Family?  His confused, alcoholic mother (Anna-Mai Hoek) and his angry, violent and (of course) homophobic father (Aaron Halstead in a quite frightening performance) always at war although their marriage is long dead.  There is Boy’s vehement denial that he’s gay – despite lots of sex with his ‘mate’ Simon (a touching, intense Dean Robinson), the true love he loses.  And there’s his milieu: discos and dance parties, loud, drunken, desperate and directionless, where kids hook up temporarily, are betrayed or lost.  It’s a tawdry world, designed by Michele McNamara, littered with the trash of fast food and alcohol.  It is these milieu scenes, in which dialogue is lost under the sound design, that are the strongest, or most convincing, ‘influence’ on Boy’s unhappy (because in this story, it is unhappy) trajectory.  There is an acting problem, however, in this trajectory: Mr Corbett’s Boy is a little soft and recessive and we see not the slightest sign in him of the flamboyant ‘Stella’.  Shouldn’t we?

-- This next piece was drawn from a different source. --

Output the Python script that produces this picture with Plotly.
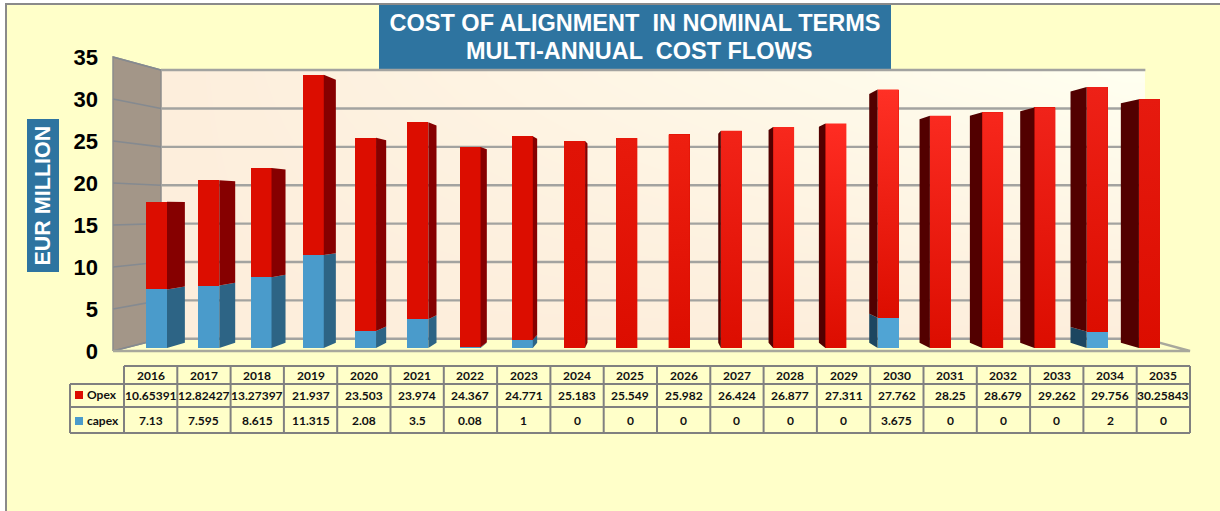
import plotly.graph_objects as go

YEARS = list(range(2016, 2036))
OPEX = [10.65391, 12.82427, 13.27397, 21.937, 23.503, 23.974, 24.367, 24.771, 25.183, 25.549,
        25.982, 26.424, 26.877, 27.311, 27.762, 28.25, 28.679, 29.262, 29.756, 30.25843]
CAPEX = [7.13, 7.595, 8.615, 11.315, 2.08, 3.5, 0.08, 1, 0, 0,
         0, 0, 0, 0, 3.675, 0, 0, 0, 2, 0]
TICKS = [0, 5, 10, 15, 20, 25, 30, 35]
SERIES_NAMES = ["Opex", "capex"]
TITLE_LINES = ["COST OF ALIGNMENT  IN NOMINAL TERMS", "MULTI-ANNUAL  COST FLOWS"]
YLABEL = "EUR MILLION"

# ---- canvas / axis calibration ----
W, H = 1220, 511
BG = "#FFFFC9"
PITCH = 52.26
X0PX = 156.5          # pixel centre of the first bar
BAR_W = 21 / PITCH
Y1_BASE, Y1_SCALE = 351.0, 8.4    # front wall scale
Y2_BASE, Y2_SCALE = 348.0, 8.22   # bar plane scale
RED, DRED_R, DRED_L = "#DC0D00", "#860000", "#520000"
BLUE, DBLUE_R, DBLUE_L = "#4A9BCB", "#2D6485", "#1C4660"
# colour reached at the top of each red front face (the lighting brightens to the right of centre)
RED_TOP = {2024: "#E01306", 2025: "#E81A0C", 2026: "#EE1F10", 2027: "#F22318", 2028: "#F8281D", 2029: "#FF2C22",
           2030: "#FF3025", 2031: "#FA2A20", 2032: "#F7271C", 2033: "#F0231A", 2034: "#EE2117", 2035: "#E61A0F"}


def px2year(p):
    return YEARS[0] + (p - X0PX) / PITCH


XR = [px2year(0), px2year(W)]
Y1R = [(Y1_BASE - H) / Y1_SCALE, Y1_BASE / Y1_SCALE]
Y2R = [(Y2_BASE - H) / Y2_SCALE, Y2_BASE / Y2_SCALE]

# room perspective
ROOM_XV = px2year(671)
ROOM_VV = (Y1_BASE - 209) / Y1_SCALE
ROOM_R = 0.914
XL, XRT = px2year(113), px2year(1190)
TOP = 35


def back(x, v):
    return ROOM_XV + (x - ROOM_XV) * ROOM_R, ROOM_VV + (v - ROOM_VV) * ROOM_R


# bar depth perspective
BAR_XV = px2year(650)
BAR_VV = (Y2_BASE - 209) / Y2_SCALE
BAR_K = 0.037


def bar_back(x, v):
    return x + (BAR_XV - x) * BAR_K, v + (BAR_VV - v) * BAR_K


fig = go.Figure()

# back wall gradient
bl_x, bl_v = back(XL, 0)
tr_x, tr_v = back(XRT, TOP)
N = 24
wx = [bl_x + (tr_x - bl_x) * i / N for i in range(N + 1)]
wy = [bl_v + (tr_v - bl_v) * j / N for j in range(N + 1)]
wz = [[(i / (N - 1)) * (j / (N - 1)) for i in range(N)] for j in range(N)]
fig.add_trace(go.Heatmap(x=wx, y=wy, z=wz, zmin=0, zmax=1, zsmooth="best", showscale=False, hoverinfo="skip",
                         colorscale=[[0, "#FDEEDC"], [1, "#FFFFF0"]]))

# left wall (its tick labels come from this axis)
lbx, lbv = back(XL, 0)
ltx, ltv = back(XL, TOP)
fig.add_trace(go.Scatter(x=[XL, XL, ltx, lbx, XL], y=[0, TOP, ltv, lbv, 0], mode="lines", fill="toself",
                         fillcolor="#A39688", line=dict(color="#8C8C8C", width=1.5), hoverinfo="skip", showlegend=False))

# gridlines
gx, gy, lx, ly = [], [], [], []
for t in TICKS:
    ax, av = back(XL, t)
    bx, bv = back(XRT, t)
    gx += [ax, bx, None]
    gy += [av, bv, None]
    lx += [XL, ax, None]
    ly += [t, av, None]
fig.add_trace(go.Scatter(x=gx, y=gy, mode="lines", line=dict(color="#A3A3A0", width=2.4), hoverinfo="skip", showlegend=False))
fig.add_trace(go.Scatter(x=lx, y=ly, mode="lines", line=dict(color="#858A90", width=1.6), hoverinfo="skip", showlegend=False))

# floor edges
fx = [XL, XRT, back(XRT, 0)[0]]
fy = [0, 0, back(XRT, 0)[1]]
fig.add_trace(go.Scatter(x=fx, y=fy, mode="lines", line=dict(color="#A8A89C", width=2.4), hoverinfo="skip", showlegend=False))

# bars (front faces)
blue_cols = ["#50A4D4" if y > 2025 else BLUE for y in YEARS]
fig.add_trace(go.Bar(x=YEARS, y=CAPEX, name=SERIES_NAMES[1], marker=dict(color=blue_cols, line_width=0), width=BAR_W, yaxis="y2", showlegend=False))
fig.add_trace(go.Bar(x=YEARS, y=OPEX, name=SERIES_NAMES[0], marker=dict(color=RED, line_width=0), width=BAR_W, yaxis="y2", showlegend=False))

# lighting overlay on the red faces of the right-hand bars
for yr, c, o in zip(YEARS, CAPEX, OPEX):
    if yr not in RED_TOP:
        continue
    xa, xb = yr - BAR_W / 2, yr + BAR_W / 2
    fig.add_trace(go.Scatter(x=[xa, xa, xb, xb, xa], y=[c, c + o, c + o, c, c], mode="lines", fill="toself",
                             fillgradient=dict(type="vertical", start=c + o, stop=c,
                                               colorscale=[[0, RED_TOP[yr]], [1, RED]]),
                             line=dict(width=0), yaxis="y2", hoverinfo="skip", showlegend=False))

# bar side faces
groups = {k: ([], []) for k in ("cr", "cl", "or", "ol")}
for yr, c, o in zip(YEARS, CAPEX, OPEX):
    right = yr < BAR_XV
    ex = yr + BAR_W / 2 if right else yr - BAR_W / 2
    for kind, v0, v1 in (("c", 0, c), ("o", c, c + o)):
        if v1 <= v0:
            continue
        bx0, bv0 = bar_back(ex, v0)
        bx1, bv1 = bar_back(ex, v1)
        g = groups[kind + ("r" if right else "l")]
        g[0].extend([ex, ex, bx1, bx0, ex, None])
        g[1].extend([v0, v1, bv1, bv0, v0, None])
for key, col in (("cr", DBLUE_R), ("cl", DBLUE_L), ("or", DRED_R), ("ol", DRED_L)):
    fig.add_trace(go.Scatter(x=groups[key][0], y=groups[key][1], mode="lines", fill="toself", fillcolor=col,
                             line=dict(width=0, color=col), yaxis="y2", hoverinfo="skip", showlegend=False))


def X(p):
    return p / W


def Y(p):
    return 1 - p / H


shapes = [
    dict(type="rect", xref="paper", yref="paper", x0=X(6), x1=X(W + 5), y0=Y(H + 5), y1=Y(4),
         fillcolor=BG, line=dict(color="#8A8A8A", width=2), layer="below"),
    dict(type="rect", xref="paper", yref="paper", x0=X(379), x1=X(891), y0=Y(69), y1=Y(5),
         fillcolor="#2E74A0", line_width=0, layer="below"),
    dict(type="rect", xref="paper", yref="paper", x0=X(27), x1=X(59), y0=Y(272), y1=Y(119),
         fillcolor="#2E74A0", line_width=0, layer="below"),
]
annots = []

# data table
C0, C1, COLW = 124.0, 70.0, (1190 - 124) / 20
R = [366, 384, 407, 433]
GRID = dict(color="#808080", width=2)


def hline(x0, x1, y):
    shapes.append(dict(type="line", xref="paper", yref="paper", x0=X(x0), x1=X(x1), y0=Y(y), y1=Y(y), line=GRID))


def vline(x, y0, y1):
    shapes.append(dict(type="line", xref="paper", yref="paper", x0=X(x), x1=X(x), y0=Y(y0), y1=Y(y1), line=GRID))


hline(C0, 1190, R[0])
for y in R[1:]:
    hline(C1, 1190, y)
vline(C1, R[1], R[3])
for i in range(21):
    vline(C0 + COLW * i, R[0], R[3])


def cell(x, y, text, anchor="center"):
    annots.append(dict(xref="paper", yref="paper", x=X(x), y=Y(y), text=text, showarrow=False, xanchor=anchor, yanchor="middle",
                       font=dict(family="Lato", size=12, color="#111111", weight="bold")))


for i, yr in enumerate(YEARS):
    cx = C0 + COLW * (i + .5)
    cell(cx, 375, str(yr))
    cell(cx, 395.5, f"{OPEX[i]:.10g}")
    cell(cx, 420.5, f"{CAPEX[i]:.10g}")
for name, col, cy in ((SERIES_NAMES[0], RED, 395), (SERIES_NAMES[1], BLUE, 421)):
    shapes.append(dict(type="rect", xref="paper", yref="paper", x0=X(75), x1=X(83), y0=Y(cy + 4), y1=Y(cy - 4), fillcolor=col, line_width=0))
    cell(85, cy - 1, name, "left")

annots.append(dict(xref="paper", yref="paper", x=X(42.5), y=Y(195), text=YLABEL, textangle=-90, showarrow=False,
                   xanchor="center", yanchor="middle",
                   font=dict(family="Liberation Sans", size=21.5, color="white", weight="bold")))
TITLE_FONT = dict(family="Liberation Sans", size=23.5, color="white", weight="bold")
annots.append(dict(xref="paper", yref="paper", x=X(639), y=Y(51), text=TITLE_LINES[1], showarrow=False,
                   xanchor="center", yanchor="middle", font=TITLE_FONT))

fig.update_layout(
    width=W, height=H, margin=dict(l=0, r=0, t=0, b=0), autosize=False,
    paper_bgcolor="white", plot_bgcolor="rgba(0,0,0,0)", barmode="stack", bargap=0, showlegend=False,
    title=dict(text=TITLE_LINES[0], x=635 / W, xanchor="center", y=1 - 23 / H, yanchor="middle", font=TITLE_FONT),
    xaxis=dict(range=XR, visible=False, fixedrange=True),
    yaxis=dict(range=Y1R, tickvals=TICKS, showgrid=False, zeroline=False, showline=False, ticks="", anchor="free",
               position=98 / W, tickfont=dict(family="Liberation Sans", size=22, color="black", weight="bold"), fixedrange=True),
    yaxis2=dict(range=Y2R, overlaying="y", visible=False, fixedrange=True),
    shapes=shapes, annotations=annots,
)

fig.write_html("out.html", config={"displayModeBar": False},
               post_script="document.body.style.margin='0';document.documentElement.style.overflow='hidden';")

The supporting cast, whom Mr Aisbett calls ‘Chorus’, principally for their roles in the milieu scenes, also provide some very sharp, funny and entertaining cameos. Alex Cooper is a crazy guy, who’ll have sex with anyone, any time in the dance party scenes.  He’s also ‘Daryl’, Boy’s mother’s lover and a candidate for the most boring man unhung at her AA group.  Jaq Avery is the motherly Stage Manager at the drag show venue, and ‘Anne’, a member of the AA group (her suffering so dull that no one listens to her), and a hysterical screamer in the milieu scenes.  Amanda Santuccioni is disturbing as another milieu desperate, and does a simply brilliant turn as ‘Pam’ at the AA meeting when she objects to Boy’s presence.  But Mr Aisbett really pushes his luck when he has Ms Avery, in her rave party persona, deliver a monologue about love and what it means that is so daffy it would be rejected by Hallmark greeting cards.  Hello?  Is this comic relief?

It’s unfortunate then that these cameos and the energy and fun they bring to the proceedings have only a tenuous connection to the story of how Boy became ‘Stella’.  The scenes of Boy’s denial of his sexuality, despite Mr Robinson’s performance, and those of the feuding parents are, I’m sorry to say, just that bit cliché.  That is to say, predictable, and well-worn.  Maybe there are not a lot of ways to do these obligatory scenes, but they could be written - not played - with greater insight.  Ms Hoek and Mr Halstead do wonders with some very ordinary writing.  As for Mr Thompson’s ‘Stella’, it is again the writing that lets things down: she is whiney, one-note and exhibits the most fatal of all character traits, that self-pity.  What’s needed, surely, is some objectivity and insight to make the connections between past and present – and then perhaps some acceptance of herself?  Every drag queen I’ve seen lately has been tough as old boots, but maybe I’ve been lucky.

It’s not clear if the two musicians on stage throughout are Shane Mitchell and Bradley Price, the people who are thanked in the program notes for ‘scoring the work so perfectly’ – the sound design is credited to Shane Blackshaw – but all three do a fine job.

Clearly, Michele McNamara, the director as well has the designer, adds vitality and some vivid imagery to the mix.  The show flares into life intermittently (and the audience responds when it does), but it might be best to consider Dragged at this point as a ‘work in progress’ for playwright Aisbett.  The subject matter per se is probably of some interest to the midsumma audience, but they too might well say, “Here we go again…’   The text can be better focussed and better handled so as, perhaps, to be of interest to everyone for its insights and depth.